Many of the stalls were selling a bit of the same thing: mulled wine, regular wine, coffee, vodka, and some various snacks. Some looked better than others, but the main thing to notice was the competition for noise with each stall playing a ton of music form their own speakers. I didn't enjoy that aspect of things, and I do think it would've been better had the music been one playlist surrounding the space, the same with the stages. The atmosphere was pretty good in terms of visuals. Beautiful festive buildings and lights covering them. Lots of little decorations in terms of the stalls and various statues. But yeah, that techno music booming from different places did seem a bit too loud and a bit too distracting. We walked around the whole market which was actually quite massive, from the streets which had been blocked off from cars to the Dry Bridge where the usual weekend markets take place, leading down into the park below. It was an impressive scale for a Christmas market, which then did actually reveal the sheer number in people in it.
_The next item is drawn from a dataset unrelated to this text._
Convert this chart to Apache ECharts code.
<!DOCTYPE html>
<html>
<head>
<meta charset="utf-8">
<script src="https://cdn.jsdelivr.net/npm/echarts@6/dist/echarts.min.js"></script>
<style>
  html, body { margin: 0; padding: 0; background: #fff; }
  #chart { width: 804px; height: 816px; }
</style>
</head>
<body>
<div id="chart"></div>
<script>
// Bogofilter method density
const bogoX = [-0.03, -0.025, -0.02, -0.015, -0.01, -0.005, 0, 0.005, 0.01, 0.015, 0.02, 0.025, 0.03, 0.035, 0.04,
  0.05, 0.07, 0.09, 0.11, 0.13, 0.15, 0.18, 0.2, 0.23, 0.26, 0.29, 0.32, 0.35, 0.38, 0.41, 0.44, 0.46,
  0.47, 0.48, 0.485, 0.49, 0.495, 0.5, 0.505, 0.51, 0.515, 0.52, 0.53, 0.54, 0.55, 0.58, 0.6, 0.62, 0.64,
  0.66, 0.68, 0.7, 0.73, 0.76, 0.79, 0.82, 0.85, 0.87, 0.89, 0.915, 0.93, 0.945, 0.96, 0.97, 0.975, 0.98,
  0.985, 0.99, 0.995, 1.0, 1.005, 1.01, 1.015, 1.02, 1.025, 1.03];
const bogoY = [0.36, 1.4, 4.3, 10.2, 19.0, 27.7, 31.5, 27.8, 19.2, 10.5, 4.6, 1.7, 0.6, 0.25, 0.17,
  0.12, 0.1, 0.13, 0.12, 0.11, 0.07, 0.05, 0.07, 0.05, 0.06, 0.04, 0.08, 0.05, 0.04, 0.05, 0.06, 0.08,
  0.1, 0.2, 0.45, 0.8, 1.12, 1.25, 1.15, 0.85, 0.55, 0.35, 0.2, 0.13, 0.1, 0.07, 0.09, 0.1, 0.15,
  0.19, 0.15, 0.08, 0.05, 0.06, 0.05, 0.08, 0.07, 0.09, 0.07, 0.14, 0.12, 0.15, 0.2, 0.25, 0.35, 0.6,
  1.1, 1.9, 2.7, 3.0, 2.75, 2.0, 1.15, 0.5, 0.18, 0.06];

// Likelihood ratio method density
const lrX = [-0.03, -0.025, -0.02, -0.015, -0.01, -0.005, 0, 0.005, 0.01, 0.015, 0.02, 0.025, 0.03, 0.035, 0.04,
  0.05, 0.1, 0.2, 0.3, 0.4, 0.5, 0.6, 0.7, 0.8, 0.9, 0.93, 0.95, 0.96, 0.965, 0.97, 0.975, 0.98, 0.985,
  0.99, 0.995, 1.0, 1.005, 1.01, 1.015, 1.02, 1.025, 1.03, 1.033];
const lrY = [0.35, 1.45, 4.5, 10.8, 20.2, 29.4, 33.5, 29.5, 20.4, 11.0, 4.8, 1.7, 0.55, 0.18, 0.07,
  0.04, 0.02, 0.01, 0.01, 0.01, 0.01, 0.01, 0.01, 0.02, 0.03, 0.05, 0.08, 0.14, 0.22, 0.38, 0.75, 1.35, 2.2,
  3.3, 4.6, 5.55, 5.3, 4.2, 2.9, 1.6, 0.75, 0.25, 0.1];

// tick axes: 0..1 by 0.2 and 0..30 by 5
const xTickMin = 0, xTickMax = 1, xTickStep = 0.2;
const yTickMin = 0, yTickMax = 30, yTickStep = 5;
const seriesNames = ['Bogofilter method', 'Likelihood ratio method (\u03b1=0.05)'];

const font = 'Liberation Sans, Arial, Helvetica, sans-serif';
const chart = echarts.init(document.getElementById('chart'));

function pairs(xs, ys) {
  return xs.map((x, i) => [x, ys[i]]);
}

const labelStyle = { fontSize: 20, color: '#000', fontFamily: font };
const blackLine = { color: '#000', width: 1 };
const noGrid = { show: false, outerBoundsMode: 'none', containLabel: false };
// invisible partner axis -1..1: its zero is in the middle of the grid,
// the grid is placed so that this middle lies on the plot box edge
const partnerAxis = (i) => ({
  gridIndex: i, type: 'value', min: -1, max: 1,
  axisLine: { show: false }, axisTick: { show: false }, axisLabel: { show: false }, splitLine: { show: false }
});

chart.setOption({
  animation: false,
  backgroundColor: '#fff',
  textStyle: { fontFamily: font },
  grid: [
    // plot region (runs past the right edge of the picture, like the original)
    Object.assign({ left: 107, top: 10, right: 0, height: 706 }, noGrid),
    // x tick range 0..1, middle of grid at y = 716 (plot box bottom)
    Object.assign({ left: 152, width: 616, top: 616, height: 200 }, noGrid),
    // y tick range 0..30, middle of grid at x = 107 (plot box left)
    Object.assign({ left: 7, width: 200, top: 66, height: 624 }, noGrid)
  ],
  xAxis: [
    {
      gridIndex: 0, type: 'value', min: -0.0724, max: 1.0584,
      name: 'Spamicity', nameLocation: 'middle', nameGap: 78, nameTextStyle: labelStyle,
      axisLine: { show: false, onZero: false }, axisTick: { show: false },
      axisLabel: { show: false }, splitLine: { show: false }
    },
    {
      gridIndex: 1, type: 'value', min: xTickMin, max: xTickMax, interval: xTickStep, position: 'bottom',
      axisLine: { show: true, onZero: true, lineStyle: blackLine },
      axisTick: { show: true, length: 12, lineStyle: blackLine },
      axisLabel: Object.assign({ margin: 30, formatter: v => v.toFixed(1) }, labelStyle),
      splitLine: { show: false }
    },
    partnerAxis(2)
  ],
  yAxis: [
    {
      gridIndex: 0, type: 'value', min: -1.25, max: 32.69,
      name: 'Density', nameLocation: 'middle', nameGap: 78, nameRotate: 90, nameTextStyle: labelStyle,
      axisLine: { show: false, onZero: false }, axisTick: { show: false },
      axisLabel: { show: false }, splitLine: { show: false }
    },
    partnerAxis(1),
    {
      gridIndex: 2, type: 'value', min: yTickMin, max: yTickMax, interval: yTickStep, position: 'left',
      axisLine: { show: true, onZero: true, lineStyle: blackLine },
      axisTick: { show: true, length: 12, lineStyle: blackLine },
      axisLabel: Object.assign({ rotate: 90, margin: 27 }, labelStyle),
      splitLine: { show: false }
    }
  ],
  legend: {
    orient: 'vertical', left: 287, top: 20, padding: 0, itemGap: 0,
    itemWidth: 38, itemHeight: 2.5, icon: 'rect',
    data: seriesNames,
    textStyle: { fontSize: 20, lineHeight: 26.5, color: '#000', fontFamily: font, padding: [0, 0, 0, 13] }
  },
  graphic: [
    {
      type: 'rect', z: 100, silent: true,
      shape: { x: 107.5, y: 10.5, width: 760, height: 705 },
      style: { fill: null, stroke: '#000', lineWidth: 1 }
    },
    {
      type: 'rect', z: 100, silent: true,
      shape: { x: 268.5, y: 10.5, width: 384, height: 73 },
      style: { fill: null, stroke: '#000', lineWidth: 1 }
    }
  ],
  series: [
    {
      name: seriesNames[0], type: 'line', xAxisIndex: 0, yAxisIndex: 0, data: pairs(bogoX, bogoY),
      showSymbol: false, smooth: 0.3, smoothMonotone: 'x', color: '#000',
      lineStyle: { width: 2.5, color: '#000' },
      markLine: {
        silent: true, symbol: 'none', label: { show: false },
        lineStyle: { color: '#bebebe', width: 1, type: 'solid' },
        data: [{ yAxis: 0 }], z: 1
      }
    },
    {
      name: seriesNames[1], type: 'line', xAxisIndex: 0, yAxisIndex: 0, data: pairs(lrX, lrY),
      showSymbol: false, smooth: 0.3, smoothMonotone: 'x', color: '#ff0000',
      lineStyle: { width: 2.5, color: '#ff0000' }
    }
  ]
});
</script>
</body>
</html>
It was interesting to see so many foreigners there, more than the general Georgian population. But I guess Georgians don't care too much for such things, and for some nationalities the festivities were more unique to them due to their cultures. We grabbed coffee from a stand which was more reasonably priced, but didn't taste the best without dumping a bit of sugar into it. What is it with Christmas markets and poor quality coffee? You know what I'm talking about!
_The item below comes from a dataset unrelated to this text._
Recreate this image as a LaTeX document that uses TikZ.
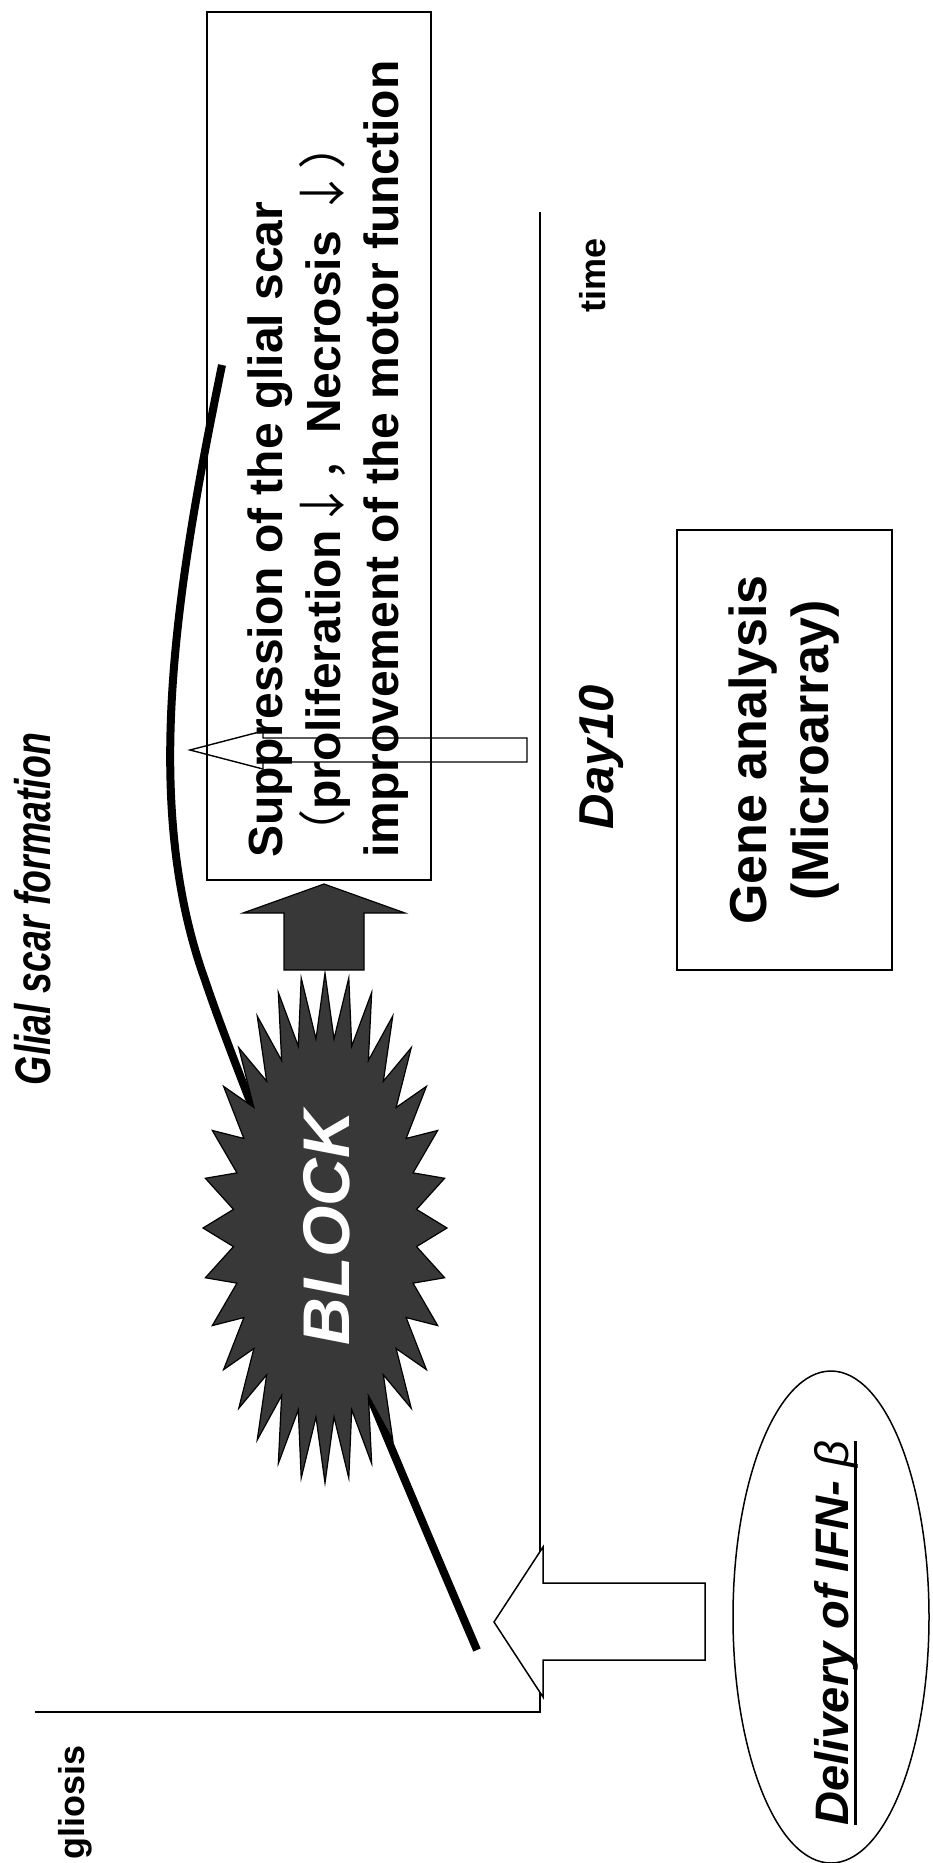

But it warmed us up as the wind picked up and blew through the streets. Wrapped up in Christmas jumpers and coats with scarves and hats. We sat down at the open cinema and watched a dubbed version of Elf in Georgian for a few minutes as we sipped on the coffee. I wish the city had more things like this throughout the year, areas where the cars wouldn't dominate the space and more inviting areas would open up to both locals and tourists. It's something the city is really missing, but it was nice to see it finally take place. Especially considering they're starting to open up some ice rinks which will be nice. These areas of life almost feel strange here. Tbilisi is generally unwelcoming and often chaotic, but to have a space that felt a bit more joyful where you could actually walk around and admire the atmosphere gave it such a different feeling: stopping to appreciate the architecture and the lighting. Paying more attention to the surroundings instead of just being stuck on the paths. It was a lot of fun, and fortunately the heavy police presence in the area didn't lead to any annoyances on the protesting side of things. 

A fun time, good for spending an hour or two with lots of little options for food and drink. Music could've been more festive and a little quieter. But it was great fun to see something like this in the city finally. Though we probably should've wrapped up a bit more.